Mother Teresa of Calcutta is a hardcover, illustrated book for ages 9+. It begins by telling of her childhood in Albania. It tells of her First Communion at age five and the death of her father at age eight. We also learn about missionaries coming to her town to preach, and that was what led to her desire to be consecrated to God. The next chapter tells of her arrival in Calcutta to the convent of the Sisters of Loretto, her superiors sending her to teach at a local high school, and them choosing her to become the principal. In 1946, she was on a retreat and encountered the extreme poverty of the people in Darjeeling. Here she heard God's voice to help the poor, and in 1948, she took off the habit of the Sisters of Loretto and walked among the people of India to show love for the poor. We learn of trials and hardships she encountered while doing this, but we also learn about the difference she made in the children's lives by teaching them hygiene and the alphabet. The book continues with telling of her founding the Missionaries of Charity and the work she did. It concludes by telling of her Nobel Peace Prize, beatification, and upcoming canonization. This is a great book that teaches us about Mother Teresa and her mission. It is beautifully illustrated by Emmanuel Beaudesson, who has illustrated several great books that Ignatius Press has recently published. Highly recommended.

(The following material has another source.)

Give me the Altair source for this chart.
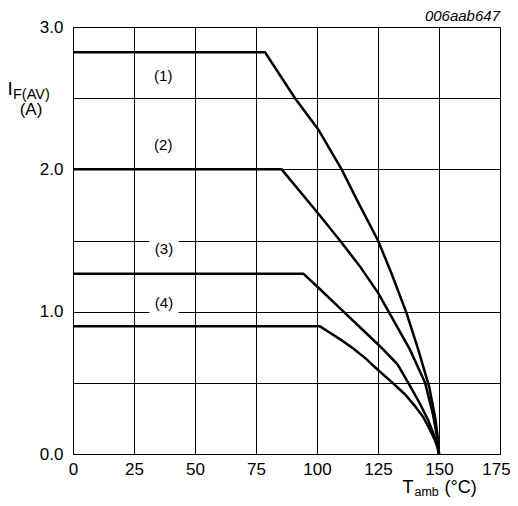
import altair as alt
import pandas as pd

# Curve data (T_amb in °C, I_F(AV) in A)
c1_T = [0, 78.7, 91.0, 100.5, 110.1, 116.3, 125.0, 130.5, 136.7, 141.5, 146.0, 148.5, 149.6, 150]
c1_I = [2.822, 2.822, 2.50, 2.28, 2.00, 1.787, 1.50, 1.27, 0.99, 0.733, 0.47, 0.25, 0.10, 0]
c2_T = [0, 85.5, 100.5, 109.4, 117.6, 125.1, 132.0, 138.1, 144.3, 147.5, 149.2, 150]
c2_I = [2.0, 2.0, 1.69, 1.50, 1.318, 1.13, 0.92, 0.733, 0.50, 0.28, 0.12, 0]
c3_T = [0, 94.4, 100.5, 110, 120, 127.2, 133, 137.4, 142, 145.5, 148, 149.5, 150]
c3_I = [1.267, 1.267, 1.17, 1.015, 0.852, 0.733, 0.63, 0.50, 0.36, 0.24, 0.13, 0.05, 0]
c4_T = [0, 101.2, 105, 110, 115, 120, 125, 131, 136, 140, 143.5, 146, 148, 149.3, 150]
c4_I = [0.897, 0.897, 0.855, 0.80, 0.74, 0.67, 0.59, 0.50, 0.42, 0.34, 0.26, 0.18, 0.11, 0.05, 0]

curve_names = ["(1)", "(2)", "(3)", "(4)"]
label_T = [37, 37, 37.3, 37.3]
label_I = [2.659, 2.169, 1.438, 1.061]
label_gap = [False, False, True, True]

x_ticks = [0, 25, 50, 75, 100, 125, 150, 175]
y_ticks = [0, 0.5, 1.0, 1.5, 2.0, 2.5, 3.0]

rows = []
for name, Ts, Is in zip(curve_names, [c1_T, c2_T, c3_T, c4_T], [c1_I, c2_I, c3_I, c4_I]):
    for k, (t, i) in enumerate(zip(Ts, Is)):
        rows.append({"curve": name, "T": t, "I": i, "idx": k})
df = pd.DataFrame(rows)
lab = pd.DataFrame({"T": label_T, "I": label_I, "text": curve_names, "gap": label_gap})

FONT = "Liberation Sans"
x_scale = alt.Scale(domain=[0, 175], nice=False)
y_scale = alt.Scale(domain=[0, 3], nice=False)

x_axis = alt.Axis(values=x_ticks, grid=True, gridColor="black", gridWidth=1, gridOpacity=1,
                  domain=False, ticks=False, labelFontSize=17, labelFont=FONT,
                  labelColor="black", labelPadding=7, title=None, labelFlush=False,
                  labelOffset={"condition": {"test": "datum.value == 175", "value": -4}, "value": 0})
y_axis = alt.Axis(values=y_ticks, grid=True, gridColor="black", gridWidth=1, gridOpacity=1,
                  domain=False, ticks=False, labelFontSize=17, labelFont=FONT,
                  labelColor="black", labelPadding=10, title=None,
                  labelExpr="datum.value % 1 == 0 ? format(datum.value, '.1f') : ''")

lines = alt.Chart(df).mark_line(color="black", strokeWidth=2.5).encode(
    x=alt.X("T:Q", scale=x_scale, axis=x_axis),
    y=alt.Y("I:Q", scale=y_scale, axis=y_axis),
    detail="curve:N",
    order="idx:Q",
)

gaps = alt.Chart(lab).transform_filter("datum.gap").mark_point(
    shape="M-1,-0.69L1,-0.69L1,0.69L-1,0.69Z", size=841, filled=True,
    color="white", opacity=1, strokeWidth=0
).encode(x=alt.X("T:Q", scale=x_scale), y=alt.Y("I:Q", scale=y_scale))

labels = alt.Chart(lab).mark_text(font=FONT, fontSize=15, color="black").encode(
    x=alt.X("T:Q", scale=x_scale), y=alt.Y("I:Q", scale=y_scale), text="text:N"
)

one = pd.DataFrame({"a": [0]})

def txt(s, x, y, size, align="left", style="normal"):
    return alt.Chart(one).mark_text(text=s, font=FONT, fontSize=size, color="black",
                                    align=align, baseline="alphabetic", fontStyle=style
                                    ).encode(x=alt.value(x), y=alt.value(y))

titles = [
    txt("I", -65.5, 68, 19),
    txt("F(AV)", -60, 71.5, 14.5),
    txt("(A)", -42, 88, 17, align="center"),
    txt("T", 329.5, 466, 18),
    txt("amb", 341.5, 468.8, 12.5),
    txt("(°C)", 371.5, 466, 18),
    txt("006aab647", 427, -6.5, 15, align="right", style="italic"),
]

chart = alt.layer(gaps, lines, labels, *titles).properties(
    width=427, height=427,
    autosize=alt.AutoSizeParams(type="none"),
    padding={"left": 65, "top": 19, "right": 10, "bottom": 44},
    background="white",
).configure_view(stroke="black", strokeWidth=1)

chart.save("out.html", embed_options={"renderer": "svg", "actions": False})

Mother Teresa: The Smile of Calcutta a hardcover, illustrated book for ages 7+. It's illustration style is a bit more cartoonish in nature than the book Mother Teresa of Calcutta, but that will probably make it more inviting for the younger audience. The book does not begin with her early childhood, but tells of her at 18 when she is joining the convent. This book however focuses heavily on her time in Calcutta and all the great works she did for the poor, neglected, and forgotten. What I really like about this book, compared with the book Mother Teresa of Calcutta is that it seems to have more personal experiences and stories in it. We learn that the first woman to join her Missionaries of Charity was a former student, named Subahini Das. We also learn that the first woman that Mother Teresa recruited to constantly prayer for the Missionaries of Charity was a Belgian nursed named Jacqueline. She wanted to become a Missionary of Charity but was too sick to become one. These little snippets add a very personal touch to the book and the life of Mother Teresa. This is another must read book for Catholic parents and teachers to read to their children.